+++ Excerpted data
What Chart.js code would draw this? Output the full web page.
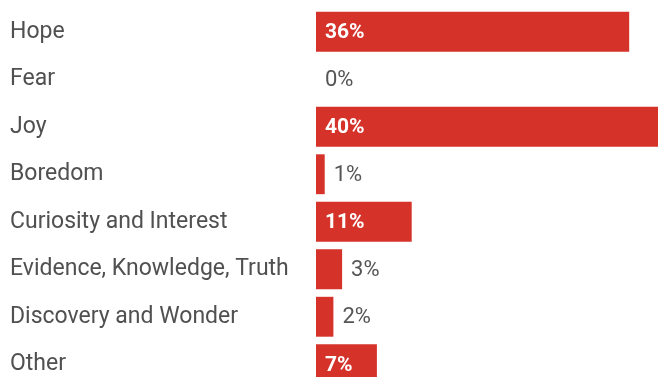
++++++
+++ Excerpted data
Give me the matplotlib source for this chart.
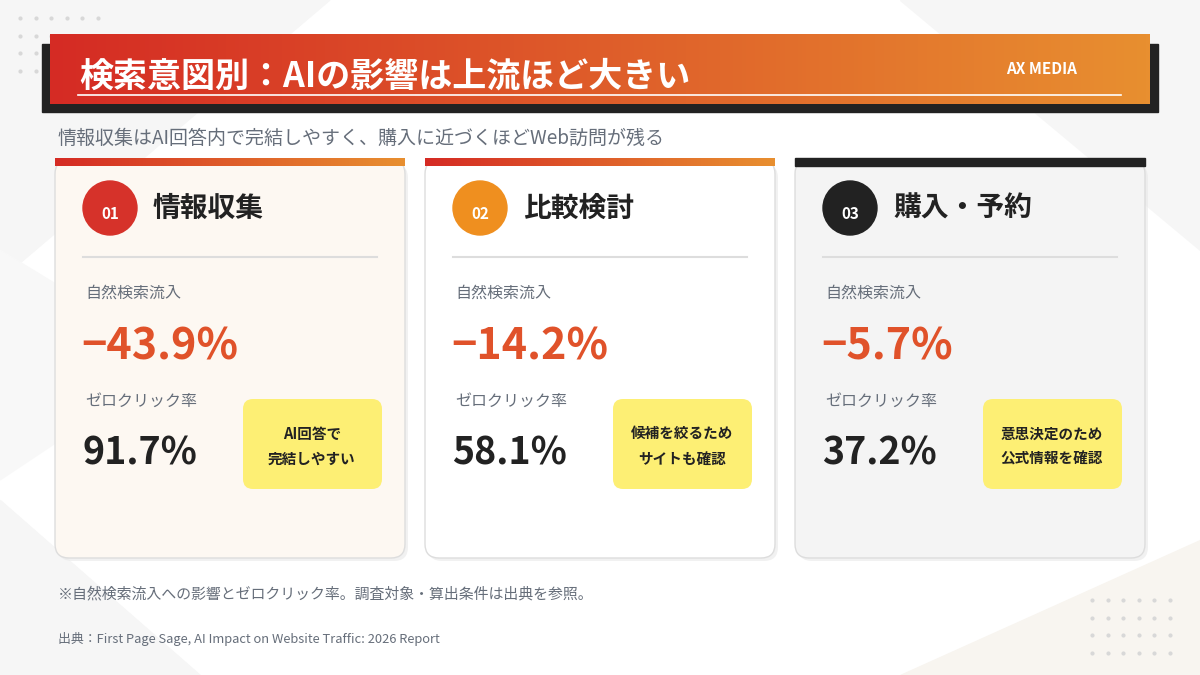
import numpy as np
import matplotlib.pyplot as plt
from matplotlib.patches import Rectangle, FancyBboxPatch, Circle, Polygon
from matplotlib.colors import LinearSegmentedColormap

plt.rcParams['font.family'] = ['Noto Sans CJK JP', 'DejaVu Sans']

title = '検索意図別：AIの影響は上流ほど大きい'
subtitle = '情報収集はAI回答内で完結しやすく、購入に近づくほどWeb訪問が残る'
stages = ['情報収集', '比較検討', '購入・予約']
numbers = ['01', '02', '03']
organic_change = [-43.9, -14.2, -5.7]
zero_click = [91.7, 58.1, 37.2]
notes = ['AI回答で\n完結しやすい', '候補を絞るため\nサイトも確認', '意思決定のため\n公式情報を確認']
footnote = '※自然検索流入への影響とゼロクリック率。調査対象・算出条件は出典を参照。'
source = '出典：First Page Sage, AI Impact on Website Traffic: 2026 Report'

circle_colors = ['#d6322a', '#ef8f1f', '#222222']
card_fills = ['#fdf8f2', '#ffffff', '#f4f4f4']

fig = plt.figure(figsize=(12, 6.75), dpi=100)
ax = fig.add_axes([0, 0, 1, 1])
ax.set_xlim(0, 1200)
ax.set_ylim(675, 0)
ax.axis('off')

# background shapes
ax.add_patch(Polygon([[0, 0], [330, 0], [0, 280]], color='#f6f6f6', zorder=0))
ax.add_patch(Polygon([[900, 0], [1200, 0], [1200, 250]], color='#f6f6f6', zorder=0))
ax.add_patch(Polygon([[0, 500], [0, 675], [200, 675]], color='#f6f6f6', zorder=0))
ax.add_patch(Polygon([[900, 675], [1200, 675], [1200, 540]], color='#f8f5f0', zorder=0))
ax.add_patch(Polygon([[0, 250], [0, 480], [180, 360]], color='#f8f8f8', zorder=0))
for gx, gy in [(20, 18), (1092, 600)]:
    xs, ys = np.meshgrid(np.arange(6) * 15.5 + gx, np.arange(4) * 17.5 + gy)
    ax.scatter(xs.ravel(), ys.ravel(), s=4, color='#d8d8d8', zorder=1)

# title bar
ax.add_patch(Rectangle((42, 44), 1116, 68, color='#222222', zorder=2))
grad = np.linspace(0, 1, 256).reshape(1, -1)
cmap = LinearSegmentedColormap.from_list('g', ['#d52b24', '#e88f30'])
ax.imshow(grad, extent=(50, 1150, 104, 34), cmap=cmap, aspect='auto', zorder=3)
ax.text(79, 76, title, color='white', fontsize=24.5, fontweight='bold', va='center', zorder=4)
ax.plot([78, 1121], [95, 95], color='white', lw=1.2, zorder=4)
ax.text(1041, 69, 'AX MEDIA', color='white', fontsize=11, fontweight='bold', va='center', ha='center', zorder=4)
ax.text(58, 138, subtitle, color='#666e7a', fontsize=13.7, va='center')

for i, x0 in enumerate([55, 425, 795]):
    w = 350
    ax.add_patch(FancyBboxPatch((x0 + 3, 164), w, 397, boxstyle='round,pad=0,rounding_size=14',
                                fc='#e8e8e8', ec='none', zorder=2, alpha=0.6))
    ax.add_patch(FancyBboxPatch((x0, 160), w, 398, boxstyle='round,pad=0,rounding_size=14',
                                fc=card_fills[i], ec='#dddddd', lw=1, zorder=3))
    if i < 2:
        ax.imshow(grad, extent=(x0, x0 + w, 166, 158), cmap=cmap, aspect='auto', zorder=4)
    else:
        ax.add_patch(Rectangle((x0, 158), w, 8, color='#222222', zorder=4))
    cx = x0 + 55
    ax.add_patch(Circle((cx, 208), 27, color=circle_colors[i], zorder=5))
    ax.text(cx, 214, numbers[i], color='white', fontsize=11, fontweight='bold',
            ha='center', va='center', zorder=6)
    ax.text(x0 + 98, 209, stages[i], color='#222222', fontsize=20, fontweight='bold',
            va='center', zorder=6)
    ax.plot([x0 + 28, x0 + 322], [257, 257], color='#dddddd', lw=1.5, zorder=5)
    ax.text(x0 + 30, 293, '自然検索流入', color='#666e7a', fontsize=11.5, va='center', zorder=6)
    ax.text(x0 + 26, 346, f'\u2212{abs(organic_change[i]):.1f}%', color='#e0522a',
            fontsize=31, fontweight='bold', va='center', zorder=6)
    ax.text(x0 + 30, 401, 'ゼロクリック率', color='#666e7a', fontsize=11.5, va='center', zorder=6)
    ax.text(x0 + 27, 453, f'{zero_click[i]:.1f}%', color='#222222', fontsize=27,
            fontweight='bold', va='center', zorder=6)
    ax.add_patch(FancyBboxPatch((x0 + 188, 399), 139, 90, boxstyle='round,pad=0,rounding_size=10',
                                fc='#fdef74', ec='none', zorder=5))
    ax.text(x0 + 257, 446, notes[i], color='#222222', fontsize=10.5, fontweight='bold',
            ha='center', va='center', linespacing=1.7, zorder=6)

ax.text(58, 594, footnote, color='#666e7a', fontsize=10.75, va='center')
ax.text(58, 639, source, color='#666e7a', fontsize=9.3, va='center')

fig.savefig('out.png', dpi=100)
++++++
# Do this:
Copy out the listing above from the line containing "Give me the matplotlib source for this chart." to the line containing "plt.rcParams['font.family'] = ['Noto", both included, exactly as written and minus the images.

# Expected answer:
Give me the matplotlib source for this chart.
import numpy as np
import matplotlib.pyplot as plt
from matplotlib.patches import Rectangle, FancyBboxPatch, Circle, Polygon
from matplotlib.colors import LinearSegmentedColormap

plt.rcParams['font.family'] = ['Noto Sans CJK JP', 'DejaVu Sans']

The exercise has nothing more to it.